総合不動産サービス会社JLLベトナムのカントリー・ヘッド、ステファン・ワイアット氏は、ここ数年レジデンシャルセクターは発展を遂げており、相当量の中価格~高価格帯の新築アパートが、ハノイ、ホーチミンシティの二大都市の市場に投入されてきた、と話しています。ワイアット氏は、考慮すべき重要な要素として、レジデンシャルアパートメントの総供給量は、他の東南アジア都市と比較してもベースが非常に低く、人口に対するアパートメントの割合は依然として低いことを挙げています。


同時に、市の中心部に近い土地を探すことが非常に難しくなってきていることも挙げています。このため、地価が高い状態が人工的に作られ、レジデンシャルアパートメントの価格を上げる結果となっているのです。市場は、エンドユーザーのために、よりアフォーダブルな住宅にその重点をシフトする必要があります。しかし、これが達成できるのは、入手可能な土地があり、土地の価格が安いときだけです。


ワイアット氏はまた、真の需要にフォーカスし、すべてのセクターにおいて調和のとれた状態に再調整することが、市場には必要であるとも加えています。


オルタナティブ投資を行うアジア・バンカーズ・クラブのセールス・ダイレクター、ダミアン・ソン氏は、ベトナムがパンデミックとの戦いに勝利したという結果をもってすれば、不動産市場は大きく変わることはないだろうと話しています。しかし、ディストレス資産を求める投資家は、そうではないことを証明しています。
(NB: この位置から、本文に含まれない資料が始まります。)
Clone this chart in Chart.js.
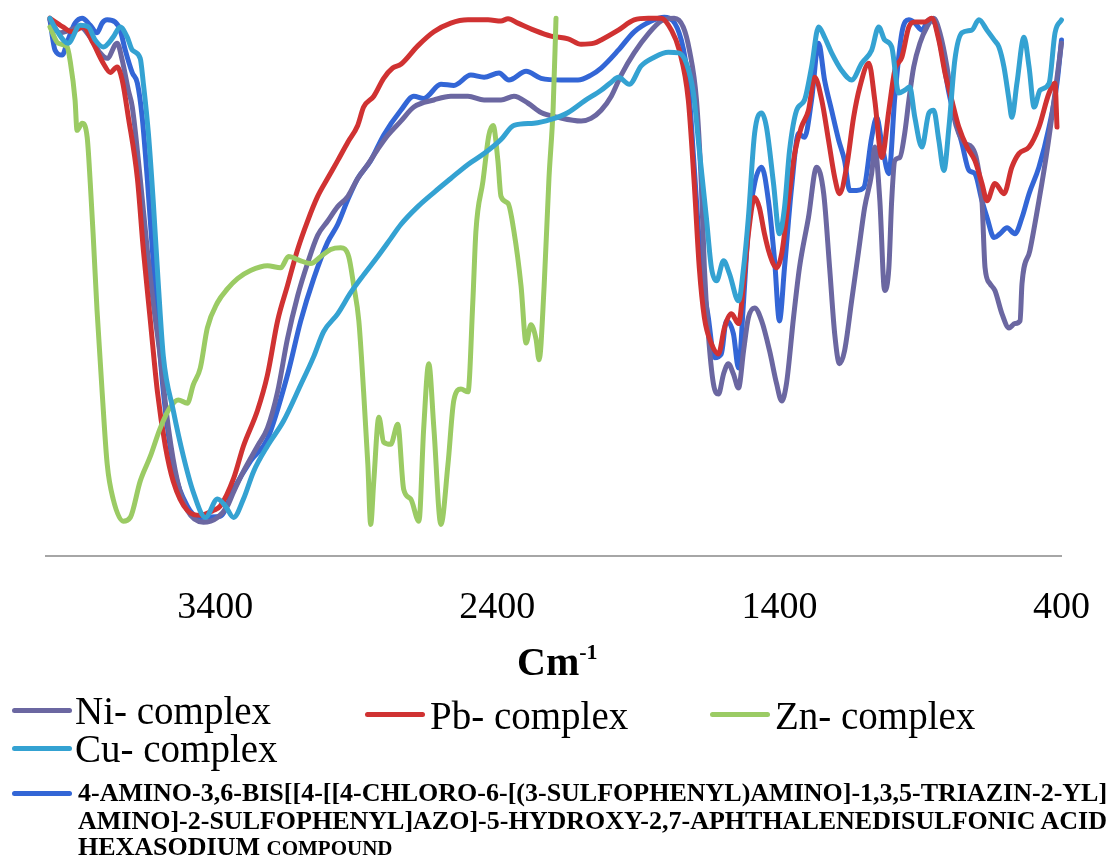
<!DOCTYPE html>
<html><head><meta charset="utf-8">
<script src="https://cdn.jsdelivr.net/npm/chart.js@4.4.1/dist/chart.umd.min.js"></script>
<style>
html,body{margin:0;padding:0;background:#fff;}
#wrap{position:relative;width:1119px;height:856px;overflow:hidden;font-family:"Liberation Serif","Times New Roman",serif;color:#000;}
canvas{position:absolute;left:0;top:0;}
.t{position:absolute;white-space:nowrap;line-height:1;}
.sw{position:absolute;height:5px;border-radius:3px;}
.cmp{position:absolute;white-space:nowrap;line-height:1;font-size:26px;font-weight:bold;transform-origin:0 0;transform:scaleX(1.0);}
</style></head><body>
<div id="wrap">
<canvas id="c" width="1119" height="856"></canvas>
<div class="t" style="left:517px;top:642px;font-size:40px;font-weight:bold;">Cm<span style="font-size:22px;position:relative;top:-16px;">-1</span></div>

<div class="sw" style="left:12px;top:708px;width:60px;background:#6b67a1"></div>
<div class="t" style="left:75px;top:691px;font-size:39px;">Ni- complex</div>
<div class="sw" style="left:365px;top:712px;width:60px;background:#d03232"></div>
<div class="t" style="left:430px;top:696px;font-size:39px;">Pb- complex</div>
<div class="sw" style="left:710px;top:712px;width:60px;background:#9bcb64"></div>
<div class="t" style="left:775px;top:696px;font-size:39px;">Zn- complex</div>
<div class="sw" style="left:12px;top:746px;width:60px;background:#34a2d2"></div>
<div class="t" style="left:75px;top:729px;font-size:39px;">Cu- complex</div>

<div class="sw" style="left:12px;top:791px;width:60px;background:#3366d6"></div>
<div class="cmp" style="left:78px;top:780px;">4-AMINO-3,6-BIS[[4-[[4-CHLORO-6-[(3-SULFOPHENYL)AMINO]-1,3,5-TRIAZIN-2-YL]</div>
<div class="cmp" style="left:78px;top:808px;">AMINO]-2-SULFOPHENYL]AZO]-5-HYDROXY-2,7-APHTHALENEDISULFONIC ACID</div>
<div class="cmp" style="left:78px;top:834px;">HEXASODIUM <span style="font-size:21px">COMPOUND</span></div>
</div>
<script>
// x: wavenumber (cm-1), y: transmittance (%)
const xTicks = [3400, 2400, 1400, 400];

const niComplex = [[3986,99.1],[3950,96.7],[3915,97.2],[3879,97.8],[3843,95.9],[3808,93],[3783,92],[3748,94.8],[3730,91.7],[3708,86.1],[3694,83],[3666,69.8],[3641,56.7],[3620,46.9],[3595,36.9],[3566,23.7],[3534,13.9],[3499,8.5],[3442,6.3],[3392,7.2],[3357,9.3],[3335,11.9],[3300,15.7],[3250,20.4],[3215,23.7],[3179,30.4],[3144,40.2],[3108,48.1],[3073,54.1],[3037,59.3],[3002,61.9],[2966,64.6],[2930,66.5],[2895,69.8],[2859,72.4],[2824,75.2],[2788,77.8],[2742,80.4],[2696,83],[2625,84.3],[2565,85],[2504,85],[2447,84.3],[2387,84.3],[2341,85],[2291,83.7],[2245,82],[2185,81.1],[2103,80.4],[2068,80.9],[2032,82.4],[1996,85],[1961,88.9],[1915,93],[1865,96.5],[1819,98.9],[1773,99.4],[1741,97.8],[1719,93.5],[1694,84.3],[1677,68.9],[1666,53.3],[1652,41.1],[1634,31.9],[1616,30],[1598,33.7],[1581,35.6],[1563,33.7],[1545,31.1],[1527,38],[1510,44.1],[1488,45.9],[1463,43.5],[1435,38],[1410,31.9],[1392,28.7],[1375,31.9],[1350,44.1],[1329,53.3],[1297,62.6],[1268,71.9],[1243,67],[1222,53.3],[1204,41.1],[1187,35.6],[1169,38],[1144,47.2],[1119,56.5],[1098,64.4],[1073,70.7],[1062,75.6],[1044,65.7],[1027,49.1],[1012,53.3],[1002,65.7],[991,73.1],[973,73.7],[956,78.1],[941,84.3],[924,90.4],[902,94.8],[877,97.8],[853,99.4],[831,96.7],[806,90.4],[781,81.1],[764,78.1],[742,76.3],[718,75.6],[700,73.1],[682,65.7],[671,53.3],[654,50.4],[636,49.1],[611,44.8],[586,42.2],[565,43],[547,43.5],[540,50.4],[512,56.5],[480,65.7],[451,75],[423,85.6],[400,94.8]];

const pbComplex = [[3986,99.4],[3940,97.8],[3908,96.9],[3868,97.8],[3833,94.8],[3797,91.1],[3772,89.4],[3748,90.4],[3730,88],[3708,81.1],[3676,69.8],[3655,56.7],[3630,43.5],[3605,30.4],[3577,20.4],[3549,13.9],[3499,8.5],[3453,7.6],[3406,8.5],[3382,9.3],[3335,14.4],[3300,20.4],[3250,27],[3215,33.5],[3179,43.5],[3144,50],[3108,56.7],[3073,61.9],[3037,66.5],[3002,69.8],[2966,73.1],[2930,76.5],[2895,79.6],[2874,83],[2838,85],[2803,88.3],[2771,90.2],[2742,90.9],[2682,94.3],[2625,96.9],[2565,98.5],[2504,99.1],[2433,99.1],[2387,98.9],[2362,99.3],[2327,98.5],[2270,97.2],[2210,96.1],[2149,95.6],[2103,94.6],[2057,94.8],[2032,95.4],[1971,97.2],[1915,99.1],[1865,99.4],[1819,99.4],[1783,97.2],[1755,93.5],[1723,84.3],[1702,68.9],[1684,53.3],[1666,44.1],[1641,39.3],[1616,37.4],[1595,42.2],[1570,44.8],[1545,43],[1527,50.4],[1510,59.6],[1488,66.3],[1471,64.4],[1453,59.6],[1435,55.9],[1410,53.3],[1392,55.9],[1368,65.7],[1346,74.4],[1322,79.3],[1297,82.4],[1275,88.5],[1250,84.3],[1226,76.9],[1204,70],[1187,67],[1162,71.9],[1137,81.1],[1115,86.7],[1083,91.1],[1062,84.3],[1037,73.7],[1012,82.4],[991,89.8],[966,92.2],[941,97.8],[920,98.7],[885,98.7],[860,99.4],[835,95.4],[813,89.3],[789,84.3],[764,79.3],[735,75.6],[707,73.1],[682,68.9],[664,65.7],[636,68.9],[604,67],[576,71.9],[551,74.4],[515,75.6],[480,79.3],[444,85.6],[423,87.4],[416,79.3]];

const znComplex = [[3986,97.8],[3957,94.8],[3925,94.1],[3915,91.7],[3897,84.3],[3890,78.7],[3872,80],[3854,77.4],[3843,68.9],[3833,59.6],[3819,45.4],[3801,30.4],[3783,17],[3762,10.6],[3726,6.5],[3701,7.2],[3666,13.9],[3630,18.5],[3595,23.7],[3559,27.6],[3531,28.9],[3499,28.3],[3478,31.7],[3453,34.8],[3428,42.2],[3392,46.9],[3357,49.4],[3321,51.3],[3275,52.8],[3215,53.7],[3168,53.3],[3140,55.4],[3097,54.6],[3062,54.1],[3026,55.4],[2991,56.7],[2955,57],[2927,55.4],[2909,50],[2891,43.5],[2874,30.4],[2859,17],[2849,5.9],[2838,13.9],[2820,25.7],[2803,21.1],[2778,20.7],[2753,24.4],[2732,12.4],[2707,10.6],[2678,6.5],[2661,23.7],[2643,35.6],[2625,23.7],[2600,5.9],[2575,17],[2554,28.9],[2529,30.9],[2504,30.4],[2487,46.9],[2476,60],[2451,69.3],[2430,77.8],[2415,79.6],[2398,73.1],[2387,66.5],[2362,65.2],[2341,60],[2316,50],[2298,39.4],[2281,42.8],[2263,40.2],[2252,36.3],[2234,50],[2217,69.8],[2202,83],[2192,99.4]];

const cuComplex = [[3986,99.4],[3957,96.7],[3922,94.8],[3879,98.1],[3850,97.8],[3826,95.4],[3797,94.1],[3762,95.9],[3737,97.8],[3712,95.9],[3694,93.5],[3666,92],[3655,87.4],[3637,78.1],[3620,65.7],[3602,50.4],[3584,36.9],[3549,27],[3513,18.5],[3478,11.9],[3435,7.2],[3392,10.6],[3364,9.3],[3335,7.2],[3300,10.6],[3264,15.7],[3215,20.4],[3158,25],[3097,31.7],[3051,36.9],[3016,41.5],[2966,44.8],[2920,48.7],[2874,52],[2824,55.4],[2778,58.7],[2742,61.3],[2682,64.6],[2625,67.2],[2565,69.8],[2504,72.4],[2447,74.4],[2387,77],[2341,79.6],[2270,80],[2210,80.7],[2149,82],[2092,84.1],[2032,86.1],[1996,87.6],[1971,88.5],[1932,87.2],[1890,90.6],[1844,92.2],[1794,93.1],[1758,93],[1730,91.1],[1705,85.6],[1684,75],[1659,62.6],[1641,53.3],[1623,50.9],[1598,54.6],[1577,52.2],[1545,47.2],[1527,53.3],[1510,62.6],[1488,78.1],[1463,81.9],[1446,79.3],[1421,68.9],[1400,59.6],[1382,64.4],[1364,75],[1339,82.4],[1311,84.3],[1286,90.4],[1261,97.8],[1240,95.9],[1215,93],[1180,89.8],[1144,88],[1108,91.1],[1073,93.5],[1048,97.8],[1027,95.4],[1002,94.1],[977,85.6],[956,86.1],[938,86.7],[920,81.1],[895,75.6],[870,81.9],[853,82.4],[835,76.9],[817,71.3],[799,79.3],[778,91.7],[753,96.7],[718,97.2],[693,99.1],[664,97.2],[639,95.4],[622,94.1],[604,90.4],[586,84.3],[576,81.1],[558,87.4],[533,95.9],[515,90.4],[497,83],[476,86.1],[444,87.4],[423,96.7],[400,99.1]];

const dyeCompound = [[3986,99.1],[3968,93.5],[3943,92.6],[3922,95.4],[3897,98.5],[3872,99.4],[3843,98.1],[3819,96.7],[3801,98.5],[3783,99.1],[3755,98.7],[3737,97.2],[3719,93.5],[3694,89.3],[3676,87.4],[3659,81.1],[3641,69.8],[3623,56.7],[3605,43.5],[3584,30.4],[3549,17],[3499,9.3],[3453,7.2],[3382,7.4],[3335,12.4],[3275,17.6],[3215,21.7],[3144,33.5],[3097,43.5],[3051,51.3],[3002,58],[2966,61.3],[2930,65.9],[2895,69.8],[2849,73.1],[2803,77.8],[2742,82.4],[2696,85],[2661,84.6],[2600,87.2],[2554,87],[2494,88.9],[2447,88.5],[2394,89.3],[2359,88],[2298,89.6],[2245,88.3],[2174,88],[2114,88],[2068,88.9],[2032,90.2],[1971,93.5],[1915,96.9],[1854,98.9],[1808,99.6],[1748,95.4],[1723,87.4],[1702,71.9],[1677,53.3],[1652,44.1],[1630,36.7],[1606,37.4],[1588,43.5],[1563,41.1],[1545,34.8],[1527,47.2],[1510,60.7],[1488,68.9],[1463,71.9],[1439,65.7],[1417,54.6],[1400,43.5],[1382,53.3],[1357,68.1],[1332,78.1],[1311,77.4],[1286,84.3],[1261,94.8],[1240,88],[1215,82.4],[1190,76.9],[1169,73.1],[1151,67.6],[1126,67.6],[1101,68.1],[1073,77.4],[1055,81.1],[1037,76.3],[1012,70.7],[991,84.8],[966,96.7],[941,99.1],[920,98.5],[895,97.2],[870,99.1],[849,98.5],[824,93],[799,85.6],[778,81.1],[753,76.3],[728,71.3],[707,70.7],[682,65.7],[664,62.6],[639,58.9],[618,59.6],[593,60.7],[565,59.6],[540,62.6],[515,67],[480,71.9],[444,79.3],[416,87.4],[400,95.4]];

const seriesNames = ['Ni- complex','Pb- complex','Zn- complex','Cu- complex','4-AMINO-3,6-BIS[[4-[[4-CHLORO-6-[(3-SULFOPHENYL)AMINO]-1,3,5-TRIAZIN-2-YL]AMINO]-2-SULFOPHENYL]AZO]-5-HYDROXY-2,7-APHTHALENEDISULFONIC ACID HEXASODIUM COMPOUND'];
const seriesData = [niComplex, pbComplex, znComplex, cuComplex, dyeCompound];
const seriesColors = ['#6b67a1','#d03232','#9bcb64','#34a2d2','#3366d6'];
const drawOrder = [4,3,2,1,5];

const datasets = seriesData.map((d,i)=>({
  label: seriesNames[i],
  data: d.map(p=>({x:p[0], y:p[1]})),
  borderColor: seriesColors[i],
  backgroundColor: seriesColors[i],
  borderWidth: 5,
  pointRadius: 0,
  fill: false,
  cubicInterpolationMode: 'monotone',
  borderJoinStyle: 'round',
  borderCapStyle: 'round',
  order: drawOrder[i],
  clip: 8
}));

new Chart(document.getElementById('c'), {
  type: 'line',
  data: { datasets },
  options: {
    responsive: false,
    animation: false,
    layout: { padding: { left: 46, right: 57, top: 15, bottom: 196 } },
    plugins: { legend: { display: false }, tooltip: { enabled: false } },
    scales: {
      x: {
        type: 'linear', reverse: true, min: 400, max: 4000,
        afterBuildTicks: (s) => { s.ticks = xTicks.map(v => ({ value: v })); },
        grid: { display: false, drawTicks: false },
        border: { display: true, color: '#a6a6a6', width: 2 },
        ticks: { callback: (v) => String(v), font: { family: 'Liberation Serif', size: 38 }, color: '#000', padding: 29, maxRotation: 0, autoSkip: false }
      },
      y: { min: 0, max: 100, display: false }
    }
  }
});
</script>
</body></html>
前々から投資を行っていた人にとっては、高価格帯の供給が限定的になれば、既存の在庫または今年発売される新規プロジェクトへの関心が高まるため、保有する物件の価格が上がることになるでしょう。また、ホーチミンシティ、ハノイともに優良物件の供給に限りが出てきますので、セカンダリー市場の外国人枠への関心も高まるでしょう。


高価格帯のセグメントに制限をかける代わりに、専門家たちは、デベロッパーによる中価格帯とアフォーダブル住宅への投資を促進するために、政府はより多くのインセンティブを出すべきだと提案しています。